▶ Given exercise
Gather up the lines with the word "this" in them.

▶ Raw data
• • • • •

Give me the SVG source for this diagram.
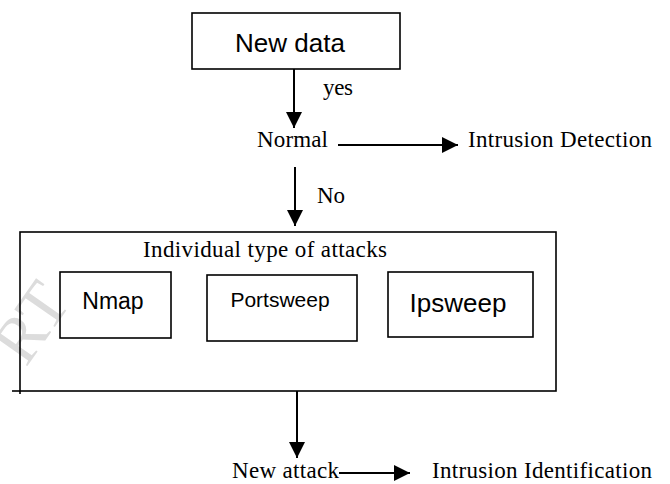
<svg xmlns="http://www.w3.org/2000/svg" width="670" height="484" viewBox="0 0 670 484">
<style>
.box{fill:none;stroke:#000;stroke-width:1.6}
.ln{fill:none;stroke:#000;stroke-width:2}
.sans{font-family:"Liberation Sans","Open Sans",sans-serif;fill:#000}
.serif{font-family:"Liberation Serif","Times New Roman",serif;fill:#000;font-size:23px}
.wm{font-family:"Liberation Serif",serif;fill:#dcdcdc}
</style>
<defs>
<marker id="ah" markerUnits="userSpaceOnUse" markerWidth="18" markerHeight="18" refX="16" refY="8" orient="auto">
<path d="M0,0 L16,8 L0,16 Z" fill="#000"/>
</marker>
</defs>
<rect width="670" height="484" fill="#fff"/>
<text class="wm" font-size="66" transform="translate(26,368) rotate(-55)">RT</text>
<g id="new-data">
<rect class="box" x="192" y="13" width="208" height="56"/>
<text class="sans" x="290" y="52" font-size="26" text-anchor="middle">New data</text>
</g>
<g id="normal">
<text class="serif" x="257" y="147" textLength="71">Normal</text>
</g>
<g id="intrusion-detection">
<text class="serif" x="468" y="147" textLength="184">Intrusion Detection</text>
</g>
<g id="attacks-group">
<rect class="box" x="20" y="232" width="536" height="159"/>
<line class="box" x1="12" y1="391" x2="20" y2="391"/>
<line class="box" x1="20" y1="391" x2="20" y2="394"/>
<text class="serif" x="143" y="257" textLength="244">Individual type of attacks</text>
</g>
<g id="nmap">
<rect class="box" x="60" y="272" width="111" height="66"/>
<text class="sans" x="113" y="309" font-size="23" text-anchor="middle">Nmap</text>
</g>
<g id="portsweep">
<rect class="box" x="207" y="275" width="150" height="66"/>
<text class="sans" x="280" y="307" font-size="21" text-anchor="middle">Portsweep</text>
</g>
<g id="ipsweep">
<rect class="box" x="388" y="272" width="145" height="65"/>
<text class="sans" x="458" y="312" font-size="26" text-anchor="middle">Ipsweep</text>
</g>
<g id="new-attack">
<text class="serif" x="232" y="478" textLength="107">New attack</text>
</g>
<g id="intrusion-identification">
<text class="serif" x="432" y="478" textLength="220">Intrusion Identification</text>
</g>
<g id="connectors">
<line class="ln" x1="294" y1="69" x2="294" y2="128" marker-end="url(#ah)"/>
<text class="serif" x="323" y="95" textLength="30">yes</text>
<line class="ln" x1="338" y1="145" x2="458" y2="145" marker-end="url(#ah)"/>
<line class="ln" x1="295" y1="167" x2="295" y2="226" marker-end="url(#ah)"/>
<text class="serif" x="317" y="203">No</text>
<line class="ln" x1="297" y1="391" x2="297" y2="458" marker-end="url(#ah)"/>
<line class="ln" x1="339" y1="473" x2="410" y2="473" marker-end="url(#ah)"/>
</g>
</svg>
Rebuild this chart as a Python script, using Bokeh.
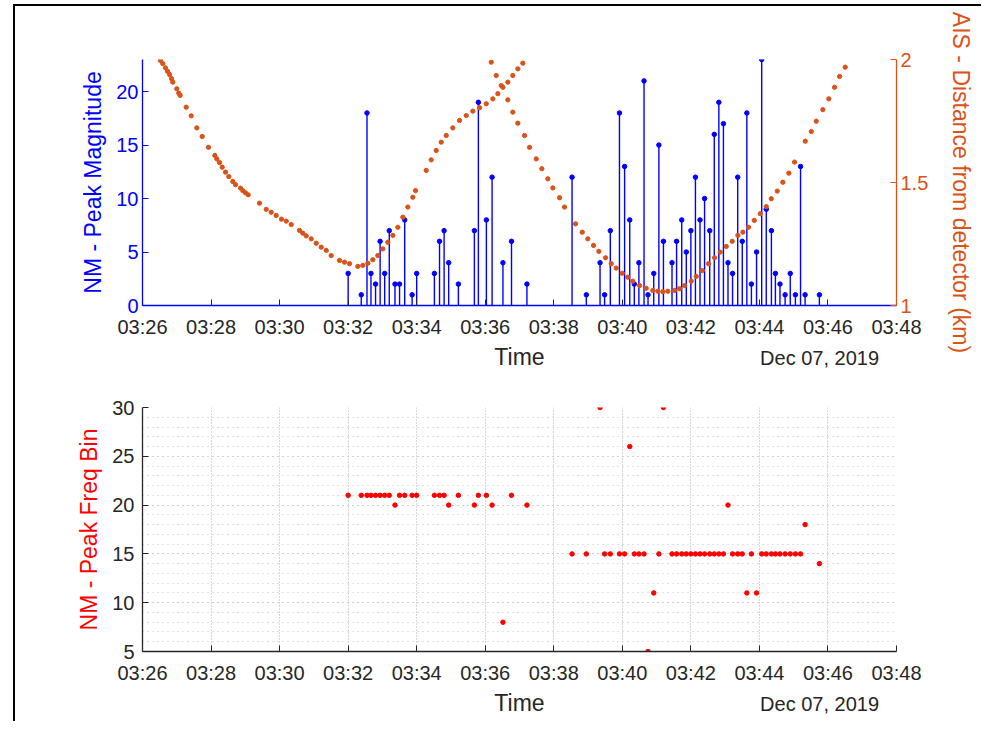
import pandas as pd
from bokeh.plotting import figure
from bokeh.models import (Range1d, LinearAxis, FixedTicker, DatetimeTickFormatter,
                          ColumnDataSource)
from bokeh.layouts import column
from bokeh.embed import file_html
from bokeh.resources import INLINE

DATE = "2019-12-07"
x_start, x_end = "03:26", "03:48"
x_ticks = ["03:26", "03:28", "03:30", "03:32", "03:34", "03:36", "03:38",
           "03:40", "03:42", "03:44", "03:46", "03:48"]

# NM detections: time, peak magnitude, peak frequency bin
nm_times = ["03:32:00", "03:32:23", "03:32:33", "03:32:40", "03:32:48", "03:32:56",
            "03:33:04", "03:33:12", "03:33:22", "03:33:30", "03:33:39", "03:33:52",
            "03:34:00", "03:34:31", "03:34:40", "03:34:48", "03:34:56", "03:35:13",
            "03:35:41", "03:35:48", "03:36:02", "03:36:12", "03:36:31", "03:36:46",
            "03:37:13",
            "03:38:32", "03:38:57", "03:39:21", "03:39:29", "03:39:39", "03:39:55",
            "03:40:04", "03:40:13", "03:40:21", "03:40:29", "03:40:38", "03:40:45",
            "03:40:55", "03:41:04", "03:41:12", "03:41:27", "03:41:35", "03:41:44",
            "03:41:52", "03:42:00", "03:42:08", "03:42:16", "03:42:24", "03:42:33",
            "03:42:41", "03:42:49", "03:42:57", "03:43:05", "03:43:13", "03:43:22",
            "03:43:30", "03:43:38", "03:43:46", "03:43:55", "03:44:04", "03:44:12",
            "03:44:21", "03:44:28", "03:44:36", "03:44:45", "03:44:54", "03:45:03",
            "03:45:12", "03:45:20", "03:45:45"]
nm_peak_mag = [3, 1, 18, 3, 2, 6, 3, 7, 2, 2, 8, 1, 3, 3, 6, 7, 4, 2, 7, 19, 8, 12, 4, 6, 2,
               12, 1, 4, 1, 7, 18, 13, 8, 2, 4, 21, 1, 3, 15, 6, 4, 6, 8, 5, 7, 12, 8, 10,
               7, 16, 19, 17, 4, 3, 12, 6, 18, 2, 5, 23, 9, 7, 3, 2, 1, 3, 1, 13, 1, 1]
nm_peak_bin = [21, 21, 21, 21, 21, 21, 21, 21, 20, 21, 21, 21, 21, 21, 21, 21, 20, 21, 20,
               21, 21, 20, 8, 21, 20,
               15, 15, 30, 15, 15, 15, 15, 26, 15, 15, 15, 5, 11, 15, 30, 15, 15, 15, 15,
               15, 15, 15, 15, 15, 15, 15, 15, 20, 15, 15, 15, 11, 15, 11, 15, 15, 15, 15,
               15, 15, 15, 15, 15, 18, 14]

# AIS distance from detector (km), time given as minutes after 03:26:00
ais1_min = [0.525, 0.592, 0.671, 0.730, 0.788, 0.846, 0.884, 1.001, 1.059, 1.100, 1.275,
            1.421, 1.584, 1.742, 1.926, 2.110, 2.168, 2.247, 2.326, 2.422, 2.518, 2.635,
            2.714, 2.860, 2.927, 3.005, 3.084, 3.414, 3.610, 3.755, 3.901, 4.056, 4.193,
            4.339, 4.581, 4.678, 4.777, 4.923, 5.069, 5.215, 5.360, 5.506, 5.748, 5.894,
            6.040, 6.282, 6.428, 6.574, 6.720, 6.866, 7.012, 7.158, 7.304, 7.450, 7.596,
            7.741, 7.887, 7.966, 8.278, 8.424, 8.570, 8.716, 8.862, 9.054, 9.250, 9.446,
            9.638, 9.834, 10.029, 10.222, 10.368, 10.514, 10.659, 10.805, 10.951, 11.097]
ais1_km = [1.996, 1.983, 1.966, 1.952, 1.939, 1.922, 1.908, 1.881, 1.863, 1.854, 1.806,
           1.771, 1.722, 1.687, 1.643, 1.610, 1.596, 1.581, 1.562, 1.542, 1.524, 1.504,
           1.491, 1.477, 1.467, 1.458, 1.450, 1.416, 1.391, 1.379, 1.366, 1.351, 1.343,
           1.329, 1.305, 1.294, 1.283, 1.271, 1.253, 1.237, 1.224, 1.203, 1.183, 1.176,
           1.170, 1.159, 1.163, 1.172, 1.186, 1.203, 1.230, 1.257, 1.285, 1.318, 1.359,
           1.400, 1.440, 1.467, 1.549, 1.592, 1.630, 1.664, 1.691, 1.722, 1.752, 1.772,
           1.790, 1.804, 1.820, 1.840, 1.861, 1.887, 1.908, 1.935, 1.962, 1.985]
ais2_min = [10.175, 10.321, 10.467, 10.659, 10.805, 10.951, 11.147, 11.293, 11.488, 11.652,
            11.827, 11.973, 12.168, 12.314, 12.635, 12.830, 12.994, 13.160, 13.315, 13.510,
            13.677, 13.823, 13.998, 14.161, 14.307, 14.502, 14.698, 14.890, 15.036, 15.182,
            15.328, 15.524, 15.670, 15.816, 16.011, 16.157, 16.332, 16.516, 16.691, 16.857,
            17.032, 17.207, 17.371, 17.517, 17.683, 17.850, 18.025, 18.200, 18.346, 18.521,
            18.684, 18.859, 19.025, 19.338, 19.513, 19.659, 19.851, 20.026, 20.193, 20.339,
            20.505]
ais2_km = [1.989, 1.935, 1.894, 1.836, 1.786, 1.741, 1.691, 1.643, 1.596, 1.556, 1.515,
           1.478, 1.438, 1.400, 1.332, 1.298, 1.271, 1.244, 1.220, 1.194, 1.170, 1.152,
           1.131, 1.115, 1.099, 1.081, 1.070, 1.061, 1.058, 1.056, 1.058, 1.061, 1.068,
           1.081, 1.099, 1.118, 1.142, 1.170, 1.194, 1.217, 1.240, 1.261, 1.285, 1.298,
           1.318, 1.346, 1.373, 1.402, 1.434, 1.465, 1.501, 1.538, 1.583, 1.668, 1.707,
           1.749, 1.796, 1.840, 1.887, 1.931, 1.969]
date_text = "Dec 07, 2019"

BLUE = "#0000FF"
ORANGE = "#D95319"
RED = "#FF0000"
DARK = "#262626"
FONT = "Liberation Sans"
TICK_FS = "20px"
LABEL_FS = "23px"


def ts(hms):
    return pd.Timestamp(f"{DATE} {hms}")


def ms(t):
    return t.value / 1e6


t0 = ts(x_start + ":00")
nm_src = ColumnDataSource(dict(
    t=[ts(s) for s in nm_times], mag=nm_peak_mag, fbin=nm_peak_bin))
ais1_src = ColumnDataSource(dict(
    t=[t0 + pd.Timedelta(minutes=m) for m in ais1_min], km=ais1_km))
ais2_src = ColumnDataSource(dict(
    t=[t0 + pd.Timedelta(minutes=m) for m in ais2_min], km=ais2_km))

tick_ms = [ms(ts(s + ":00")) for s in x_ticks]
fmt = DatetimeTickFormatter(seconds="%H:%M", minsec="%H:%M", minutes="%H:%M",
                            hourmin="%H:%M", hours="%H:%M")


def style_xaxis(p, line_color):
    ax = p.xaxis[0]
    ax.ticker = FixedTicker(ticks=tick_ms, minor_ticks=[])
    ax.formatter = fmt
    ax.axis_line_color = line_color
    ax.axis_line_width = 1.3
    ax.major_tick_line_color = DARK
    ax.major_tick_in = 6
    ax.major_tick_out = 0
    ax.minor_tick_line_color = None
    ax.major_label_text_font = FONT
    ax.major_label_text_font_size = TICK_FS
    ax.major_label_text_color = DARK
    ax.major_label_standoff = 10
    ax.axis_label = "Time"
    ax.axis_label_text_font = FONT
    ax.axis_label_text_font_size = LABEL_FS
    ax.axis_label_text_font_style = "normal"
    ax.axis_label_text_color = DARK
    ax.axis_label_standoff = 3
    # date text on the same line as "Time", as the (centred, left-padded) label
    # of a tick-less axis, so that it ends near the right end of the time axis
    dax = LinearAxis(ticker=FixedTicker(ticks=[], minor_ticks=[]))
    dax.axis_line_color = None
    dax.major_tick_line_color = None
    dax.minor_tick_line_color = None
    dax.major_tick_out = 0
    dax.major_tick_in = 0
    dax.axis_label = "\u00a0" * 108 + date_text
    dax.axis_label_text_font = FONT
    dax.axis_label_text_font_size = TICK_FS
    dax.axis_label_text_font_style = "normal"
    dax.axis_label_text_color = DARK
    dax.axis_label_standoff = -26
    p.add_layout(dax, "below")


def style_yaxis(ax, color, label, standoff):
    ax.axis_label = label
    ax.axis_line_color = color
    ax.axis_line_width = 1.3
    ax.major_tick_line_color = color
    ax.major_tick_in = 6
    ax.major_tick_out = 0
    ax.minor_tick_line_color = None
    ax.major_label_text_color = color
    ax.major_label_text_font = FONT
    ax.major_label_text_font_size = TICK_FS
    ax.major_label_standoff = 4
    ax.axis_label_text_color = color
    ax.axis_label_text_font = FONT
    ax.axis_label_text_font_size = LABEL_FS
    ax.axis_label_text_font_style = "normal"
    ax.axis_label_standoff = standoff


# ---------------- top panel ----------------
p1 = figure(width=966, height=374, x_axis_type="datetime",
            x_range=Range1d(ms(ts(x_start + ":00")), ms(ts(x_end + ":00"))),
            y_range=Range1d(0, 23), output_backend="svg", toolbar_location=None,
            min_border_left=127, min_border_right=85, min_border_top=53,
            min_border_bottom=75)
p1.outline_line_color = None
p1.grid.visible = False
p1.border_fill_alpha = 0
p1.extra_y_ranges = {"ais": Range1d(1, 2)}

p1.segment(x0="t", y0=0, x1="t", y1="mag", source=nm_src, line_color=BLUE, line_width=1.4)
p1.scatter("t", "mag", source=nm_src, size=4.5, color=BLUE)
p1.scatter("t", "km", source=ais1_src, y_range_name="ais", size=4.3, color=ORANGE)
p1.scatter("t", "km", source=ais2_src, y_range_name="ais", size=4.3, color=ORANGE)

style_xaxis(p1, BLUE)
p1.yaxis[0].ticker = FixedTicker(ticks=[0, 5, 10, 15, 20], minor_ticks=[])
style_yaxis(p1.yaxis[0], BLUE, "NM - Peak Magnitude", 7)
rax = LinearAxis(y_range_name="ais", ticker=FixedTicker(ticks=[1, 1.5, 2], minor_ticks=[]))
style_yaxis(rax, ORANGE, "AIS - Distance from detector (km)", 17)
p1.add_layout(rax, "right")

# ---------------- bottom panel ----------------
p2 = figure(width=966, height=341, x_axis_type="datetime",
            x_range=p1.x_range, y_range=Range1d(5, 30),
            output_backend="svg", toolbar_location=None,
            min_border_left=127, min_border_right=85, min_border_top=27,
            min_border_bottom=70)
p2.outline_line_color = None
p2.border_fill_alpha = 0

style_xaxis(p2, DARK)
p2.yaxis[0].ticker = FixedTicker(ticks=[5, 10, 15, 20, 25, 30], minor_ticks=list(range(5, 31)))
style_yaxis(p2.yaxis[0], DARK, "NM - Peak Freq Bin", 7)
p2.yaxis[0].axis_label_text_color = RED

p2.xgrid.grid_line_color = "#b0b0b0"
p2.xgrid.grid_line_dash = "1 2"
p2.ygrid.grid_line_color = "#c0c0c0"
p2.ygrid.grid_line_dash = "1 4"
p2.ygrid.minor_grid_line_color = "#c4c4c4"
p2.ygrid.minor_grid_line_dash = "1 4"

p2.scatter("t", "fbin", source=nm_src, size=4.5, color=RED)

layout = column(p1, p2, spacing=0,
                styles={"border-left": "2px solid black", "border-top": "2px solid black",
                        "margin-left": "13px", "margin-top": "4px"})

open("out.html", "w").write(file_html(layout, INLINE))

• • • • •

▶ Reply to the task
Give me the SVG source for this diagram.
Rebuild this chart as a Python script, using Bokeh.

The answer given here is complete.